进入二十一世纪三年后,我和庆国退休了,又过了七年,新喜也退休了。我们三人同在省委组织部工作,同在邢台共事;从相识相交到退休至今,已有四十余年。我深深感到,庆国是个厚道人。他待人热情诚恳,讲义气,重友情。他对上不谄媚奉承,对下不颐指气使。他爱学习,几十年读书未辍,喜欢接受新事物,手机微信、电脑上网很是熟练。他对工作几十年如一日兢兢业业,无论在省直在地市,始终恪尽职守,开拓进取,政绩斐然。他严于律己,非义不沽,非己不取,两?清风。他有一个幸福美满之家。大孙子已大学毕业参加工作。小孙子子元在山东大学读书,写了几十万字的神话小说在网络上发表。庆国转发部分让我阅读,并让我写个评论。我说子元颇有文学天才,血管里有他爷爷的文学基因,会成为刘家的一个文豪。贵新喜也是很正派的人。他性格内向,为人耿直。他讲友情,行胜于言。他坚持原则,不逢迎上司。他对工作勤勤恳恳而有创新精神,多获成绩。他的两个儿子颇有出息,自己创业而成果斐然。新喜是一个孝子。他的母亲九十高龄后,患痴呆症,他三年如一日地侍候。我曾作诗赞他:“家有萱堂九十三,眼前四世已同堂。老来思绪不自主,幸有喜子在身旁。晨昏定省慈母面,细心安排日三餐。莫道久病无孝子,新喜日夜奉老娘。”

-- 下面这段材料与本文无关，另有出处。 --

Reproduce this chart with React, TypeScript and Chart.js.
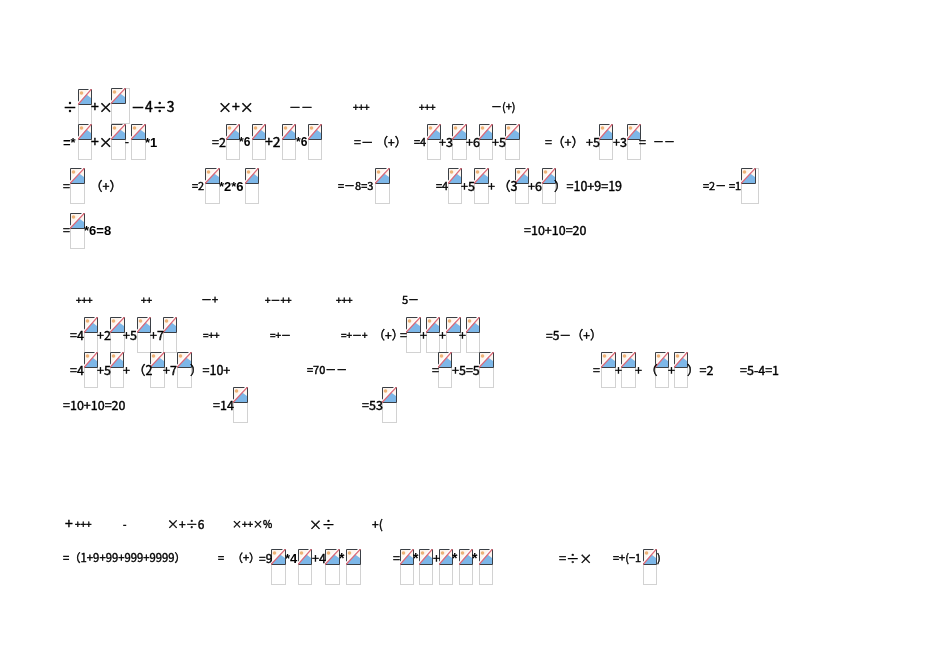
import React, { useEffect, useRef } from 'react';
import Chart from 'chart.js/auto';

// picture placeholders, page coordinates
const iconLeft = [78, 111, 78, 111, 131, 226, 252, 282, 308, 427, 452, 479, 505, 599, 627, 70, 205, 245, 375, 448, 474, 515, 542, 741, 70, 84, 110, 137, 163, 406, 426, 446, 466, 84, 110, 150, 177, 438, 479, 601, 621, 655, 674, 233, 382, 271, 298, 325, 346, 400, 419, 439, 459, 479, 643];
const iconTop = [89, 88, 124, 124, 124, 124, 124, 124, 124, 124, 124, 124, 124, 124, 124, 168, 168, 168, 168, 168, 168, 168, 168, 168, 213, 317, 317, 317, 317, 317, 317, 317, 317, 352, 352, 352, 352, 352, 352, 352, 352, 352, 352, 387, 387, 549, 549, 549, 549, 549, 549, 549, 549, 549, 549];
const iconWidth = [13, 18, 13, 14, 14, 13, 13, 13, 13, 13, 14, 13, 14, 13, 13, 14, 14, 13, 14, 13, 14, 13, 13, 17, 14, 13, 14, 13, 13, 14, 13, 14, 13, 13, 13, 14, 14, 13, 14, 14, 14, 13, 13, 14, 14, 14, 13, 14, 14, 13, 13, 13, 13, 13, 13];

// text fragments
const textLabel = ['÷', '+×', '－4÷3', '×+×', '－－', '+++', '+++', '－(+)',
  '=*', '+×', '-', '*1', '=2', '*6', '+2', '*6', '=－', '（+）', '=4', '+3', '+6', '+5', '=（+）', '+5', '+3', '=', '－－',
  '=', '（+）', '=2', '*2*6', '=－8=3', '=4', '+5', '+', '（3', '+6', '）=10+9=19', '=2－', '=1',
  '=', '*6=8', '=10+10=20',
  '+++', '++', '－+', '+－++', '+++', '5－',
  '=4', '+2', '+5', '+7', '=++', '=+－', '=+－+', '（+）', '=', '+', '+', '+', '=5－（+）',
  '=4', '+5', '+', '（2', '+7', '）=10+', '=70－－', '=', '+5=5', '=', '+', '+', '（', '+', '）=2', '=5-4=1',
  '=10+10=20', '=14', '=53',
  '+', '+++', '-', '×+÷6', '×++×%', '×÷', '+(',
  '=（1+9+99+999+9999）', '=', '（+）', '=9', '*4', '+4', '*', '=', '*', '+', '*', '*', '=÷×', '=+(−1', ')'];
const textX = [63, 91, 131, 218, 289, 353, 419, 491,
  63, 91, 125, 145, 212, 239, 265, 296, 354, 376, 414, 439, 466, 492, 545, 586, 613, 639, 653,
  63, 90, 192, 219, 338, 436, 461, 488, 498, 528, 554, 703, 729,
  63, 84, 524,
  76, 141, 201, 265, 336, 402,
  70, 97, 123, 150, 203, 270, 341, 373, 400, 420, 439, 459, 546,
  70, 97, 123, 133, 163, 190, 307, 432, 452, 593, 615, 635, 645, 668, 687, 740,
  63, 213, 362,
  65, 75, 123, 167, 232, 309, 372,
  63, 218, 232, 259, 285, 312, 339, 393, 413, 433, 452, 472, 559, 613, 657];
const textY = [107, 107, 107, 107, 107, 107, 107, 107,
  142, 142, 142, 142, 142, 142, 142, 142, 142, 142, 142, 142, 142, 142, 142, 142, 142, 142, 142,
  186, 186, 186, 186, 186, 186, 186, 186, 186, 186, 186, 186, 186,
  230, 230, 230,
  300, 300, 300, 300, 300, 300,
  335, 335, 335, 335, 335, 335, 335, 335, 335, 335, 335, 335, 335,
  370, 370, 370, 370, 370, 370, 370, 370, 370, 370, 370, 370, 370, 370, 370, 370,
  405, 405, 405,
  524, 524, 524, 524, 524, 524, 524,
  558, 558, 558, 558, 558, 558, 558, 558, 558, 558, 558, 558, 558, 558, 558];
const textSize = [14, 14, 14, 14, 12, 10, 10, 11,
  13, 14, 11, 13, 12.5, 12, 14, 12, 12.5, 12, 11, 12.5, 12.5, 12.5, 12.5, 12.5, 12.5, 12.5, 11,
  12.5, 12.5, 11, 13, 11, 11, 12.5, 12.5, 12.5, 12.5, 12.5, 11, 11,
  12.5, 13, 12.5,
  10, 10, 11, 10, 10, 11,
  12.5, 12.5, 12.5, 12.5, 10, 10, 10, 12, 12.5, 12.5, 12.5, 12.5, 12,
  12.5, 12.5, 12.5, 12.5, 12.5, 12.5, 11, 12.5, 12.5, 12.5, 12.5, 12.5, 12.5, 12.5, 12.5, 12.5,
  12.5, 12.5, 12.5,
  14, 10, 10, 12, 10, 13, 12,
  11.3, 11, 11, 12, 13, 12.5, 14, 12.5, 14, 12.5, 14, 14, 13, 11, 11];

const ICON_HEIGHT = 35;

function makeIcon(w: number) {
  const c = document.createElement('canvas');
  c.width = w + 1;
  c.height = ICON_HEIGHT + 1;
  const g = c.getContext('2d')!;
  const iw = Math.min(w, 14);
  const ih = 15;
  g.strokeStyle = '#d2d2d2';
  g.lineWidth = 1;
  g.strokeRect(0.5, 0.5, w, ICON_HEIGHT);
  g.fillStyle = '#fdf6f0';
  g.fillRect(0, 0, iw, ih);
  g.fillStyle = '#eeb277';
  g.beginPath();
  g.arc(3.5, 4, 1.8, 0, Math.PI * 2);
  g.fill();
  g.fillStyle = '#7db7e8';
  g.beginPath();
  g.moveTo(1, ih);
  g.lineTo(iw * 0.6, 5);
  g.lineTo(iw, 9);
  g.lineTo(iw, ih);
  g.closePath();
  g.fill();
  g.strokeStyle = '#3a3f45';
  g.beginPath();
  g.moveTo(0.5, ih + 0.5);
  g.lineTo(0.5, 0.5);
  g.lineTo(iw + 0.5, 0.5);
  g.lineTo(iw + 0.5, ih + 0.5);
  g.lineTo(0.5, ih + 0.5);
  g.stroke();
  g.strokeStyle = '#ffffff';
  g.lineWidth = 1.6;
  g.beginPath();
  g.moveTo(0, ih - 1);
  g.lineTo(iw - 1, 0);
  g.stroke();
  g.strokeStyle = '#dc6a78';
  g.lineWidth = 1.2;
  g.beginPath();
  g.moveTo(0, ih + 0.5);
  g.lineTo(iw + 0.5, 0);
  g.stroke();
  return c;
}

const textPlugin = {
  id: 'fragments',
  afterDatasetsDraw(chart: any) {
    const { ctx, scales } = chart;
    const points = chart.data.datasets[1].data;
    ctx.save();
    ctx.fillStyle = '#000000';
    ctx.strokeStyle = '#000000';
    ctx.lineWidth = 0.4;
    ctx.textAlign = 'left';
    ctx.textBaseline = 'middle';
    textLabel.forEach((t, i) => {
      const x = scales.x.getPixelForValue(points[i].x);
      const y = scales.y.getPixelForValue(points[i].y);
      // the asterisks are much heavier in the reference
      if (t.includes('*')) {
        ctx.font = `bold ${textSize[i]}px "Liberation Sans"`;
        ctx.fillText(t, x, y + 1);
        return;
      }
      ctx.font = `${textSize[i]}px "Noto Sans CJK SC"`;
      ctx.fillText(t, x, y);
      ctx.strokeText(t, x, y);
    });
    ctx.restore();
  },
};

const App: React.FC = () => {
  const chartRef = useRef<HTMLCanvasElement>(null);

  useEffect(() => {
    document.body.style.margin = '0';
    if (!chartRef.current) return;
    const sprites: Record<number, HTMLCanvasElement> = {};
    iconWidth.forEach(w => {
      if (!sprites[w]) sprites[w] = makeIcon(w);
    });
    const chart = new Chart(chartRef.current, {
      type: 'scatter',
      data: {
        datasets: [
          {
            data: iconLeft.map((x, i) => ({
              x: x + (iconWidth[i] + 1) / 2,
              y: iconTop[i] + (ICON_HEIGHT + 1) / 2,
            })),
            pointStyle: iconWidth.map(w => sprites[w]) as any,
          },
          {
            data: textX.map((x, i) => ({ x, y: textY[i] })),
            pointRadius: 0,
          },
        ],
      },
      options: {
        animation: false,
        responsive: false,
        layout: { padding: 0, autoPadding: false },
        plugins: { legend: { display: false }, tooltip: { enabled: false } },
        scales: {
          x: { type: 'linear', display: false, min: 0, max: 950 },
          y: { type: 'linear', display: false, min: 0, max: 672, reverse: true },
        },
      },
      plugins: [textPlugin],
    });
    return () => chart.destroy();
  }, []);

  return <canvas ref={chartRef} width={950} height={672} style={{ display: 'block', background: '#ffffff' }} />;
};

export default App;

我们这个“三剑客”都退休后,我与庆国一年中除了有两三次相聚,平时主要通过短信、微信、电话沟通;与新喜倒是每年在双石铺相聚一些日子,但这两年他侍候老娘,只去一两天就回去了。我们相聚时间最长的一次,就是2014年冬在海口聚了半个多月。我们各偕老伴,同住一栋楼,有时分灶吃饭,有时同桌就餐,还喝点小酒。我们同游海口的万绿园、白沙门公园、海口公园、金牛岭公园等,真是其乐融融。
我们“三剑客”在诗文上多有唱和。例如海南相聚后,庆国还作了几首词:其一:《如梦令》:远眺斜阳如织,举首白云如絮。绿肥红瘦季,空气清新如洗。奇趣奇趣,雾霾不见踪迹。其二:相约海口相聚,徐公待如兄弟。瑞吉巧安排,食宿游玩如意。归去归去,带回万千情谊。
新喜曾作诗曰:甲午岁末游海岛,老友相聚话春秋。饭前小酒三五杯,闲来麻将走八圈。常忆当年“荐诸葛”,意气风发共邢州。人言一铮慰平生,我却幸遇二长兄。
我也写了两首《如梦令》,其一:三友相聚海口,挂冠无虑无忧。畴昔同吏部,邢州几多辛苦。有缘有缘,人间晚晴是福。其二:难得海口相聚,人生喜有知己。可惜聚时短,不忍与君别离。难舍难舍,明冬再聚欢喜。
人之相交,贵在知心,贵在真诚。这是与“市道之交”的根本区别。所谓“市道之交”,就是势利之交,权钱交易,正如诸葛亮曰:“势利之交,难以经远。士之相交,温不增华,寒不致弃,贯四时而不衰,历坦险而益固。”我们这个“三剑客”相交四十余年,应该称得上“士之相交”,“历坦险而益固”了吧?有感于此,吾放言曰:高山流水“三剑客”,相交双廿年。挑灯著文章,更喜共事心相连,历经风雨情弥坚。如今虽挂冠,晚晴仍绵绵。